-- Raw data start --

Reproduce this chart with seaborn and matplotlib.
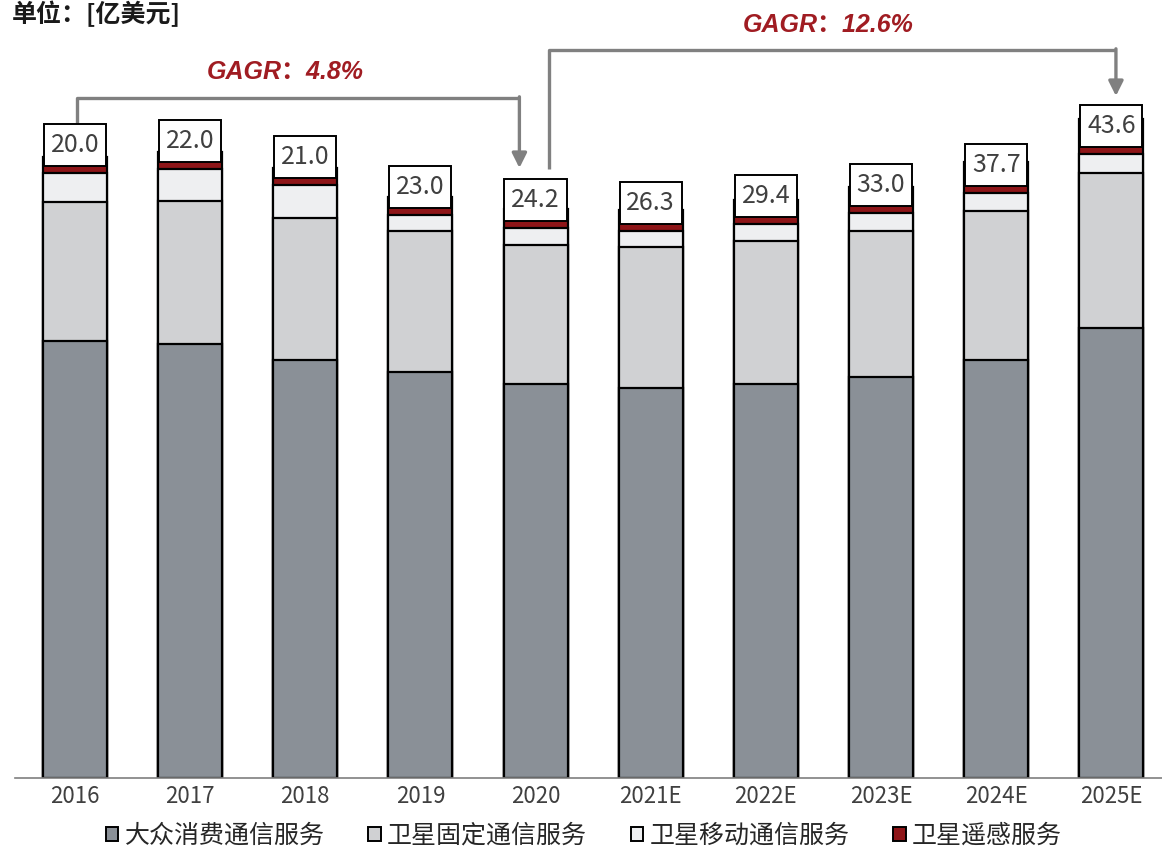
import pandas as pd
import matplotlib
matplotlib.use('Agg')
import matplotlib.pyplot as plt
import seaborn as sns
import numpy as np
from matplotlib.patches import Patch, Rectangle

years = ['2016', '2017', '2018', '2019', '2020', '2021E', '2022E', '2023E', '2024E', '2025E']
# segment heights
mass_comm = [43.7, 43.4, 41.8, 40.6, 39.4, 39.0, 39.4, 40.1, 41.8, 45.0]
fixed_comm = [13.9, 14.3, 14.2, 14.1, 13.9, 14.1, 14.3, 14.6, 14.9, 15.5]
mobile_comm = [2.9, 3.2, 3.3, 1.6, 1.7, 1.6, 1.7, 1.8, 1.8, 1.9]
remote_sens = [1.6, 1.7, 1.7, 1.8, 1.9, 2.1, 2.4, 2.6, 3.1, 3.5]
total_labels = ['20.0', '22.0', '21.0', '23.0', '24.2', '26.3', '29.4', '33.0', '37.7', '43.6']
series_names = ['大众消费通信服务', '卫星固定通信服务', '卫星移动通信服务', '卫星遥感服务']
colors = ['#8a9097', '#d0d1d3', '#eeeff1', '#8e1518']
cagr_labels = ['GAGR：4.8%', 'GAGR：12.6%']

sns.set_theme(style='white')
plt.rcParams['font.family'] = ['Noto Sans CJK SC', 'DejaVu Sans']

df = pd.DataFrame({'year': years, 'a': mass_comm, 'b': fixed_comm,
                   'c': mobile_comm, 'd': remote_sens})
df['s1'] = df['a']
df['s2'] = df['s1'] + df['b']
df['s3'] = df['s2'] + df['c']
df['s4'] = df['s3'] + df['d']

fig = plt.figure(figsize=(11.62, 8.49), dpi=100)
ax = fig.add_axes([15 / 1162, 71 / 849, 1 - 15 / 1162, 778 / 849])

# stacked bars: draw cumulative totals from top layer down
for col, c in zip(['s4', 's3', 's2', 's1'], colors[::-1]):
    sns.barplot(data=df, x='year', y=col, color=c, width=0.556, ax=ax,
                edgecolor='black', linewidth=1.6, saturation=1)

ax.set_xlim(-0.52, 9.44)
ax.set_ylim(0, 77.8)
ax.set_xlabel('')
ax.set_ylabel('')
ax.set_yticks([])
for s in ['left', 'right', 'top']:
    ax.spines[s].set_visible(False)
ax.spines['bottom'].set_color('#7f7f7f')
ax.spines['bottom'].set_linewidth(1.2)
ax.tick_params(axis='x', length=0, labelsize=16, colors='#404040', pad=5)

# total label boxes
box_w, box_h = 0.54, 4.2
box_bottom = df['s3'] + 0.7
for i, lab in enumerate(total_labels):
    ax.add_patch(Rectangle((i - box_w / 2, box_bottom[i]), box_w, box_h,
                           fc='white', ec='black', lw=1.4, zorder=4))
    ax.text(i, box_bottom[i] + box_h / 2, lab, ha='center', va='center',
            fontsize=18, color='#404040', zorder=5)

box_top = box_bottom + box_h
gray = '#808080'
red = '#a01c22'

# CAGR 2016-2020
y1 = 68.0
ax.plot([0.02, 0.02, 3.86], [box_top[0], y1, y1], color=gray, lw=2.4,
        solid_capstyle='butt', clip_on=False)
ax.annotate('', xy=(3.86, box_top[4] + 1.1), xytext=(3.86, y1 + 0.12),
            arrowprops=dict(arrowstyle='-|>', color=gray, lw=2.4,
                            mutation_scale=22, shrinkA=0, shrinkB=0))
ax.text(1.83, 70.6, cagr_labels[0], ha='center', va='center', fontsize=18,
        color=red, style='italic', weight='bold',
        family=['Liberation Sans', 'Noto Sans CJK SC'])

# CAGR 2020-2025
y2 = 72.8
ax.plot([4.12, 4.12, 9.04], [box_top[4] + 1.0, y2, y2], color=gray, lw=2.4,
        solid_capstyle='butt', clip_on=False)
ax.annotate('', xy=(9.04, box_top[9] + 0.9), xytext=(9.04, y2 + 0.12),
            arrowprops=dict(arrowstyle='-|>', color=gray, lw=2.4,
                            mutation_scale=22, shrinkA=0, shrinkB=0))
ax.text(6.54, 75.3, cagr_labels[1], ha='center', va='center', fontsize=18,
        color=red, style='italic', weight='bold',
        family=['Liberation Sans', 'Noto Sans CJK SC'])

# unit title in the top-left corner
fig.text(12 / 1162, 1 - 14 / 849, '单位：[亿美元]', ha='left', va='center',
         fontsize=18, weight='bold', color='#1a1a1a')

handles = [Patch(facecolor=c, edgecolor='black', linewidth=1.4) for c in colors]
fig.legend(handles, series_names, loc='center', bbox_to_anchor=(584 / 1162, 1 - 836 / 849),
           ncol=4, frameon=False, fontsize=18, handlelength=0.5, handleheight=0.5,
           handletextpad=0.25, columnspacing=1.75, labelcolor='#262626')

plt.savefig('out.png', dpi=100)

-- Raw data end --

What you have to do: Omitting all pictures, restate exactly the lines of the material from its start through the line that contains "from matplotlib.patches import".

Exercise answer:
Reproduce this chart with seaborn and matplotlib.
import pandas as pd
import matplotlib
matplotlib.use('Agg')
import matplotlib.pyplot as plt
import seaborn as sns
import numpy as np
from matplotlib.patches import Patch, Rectangle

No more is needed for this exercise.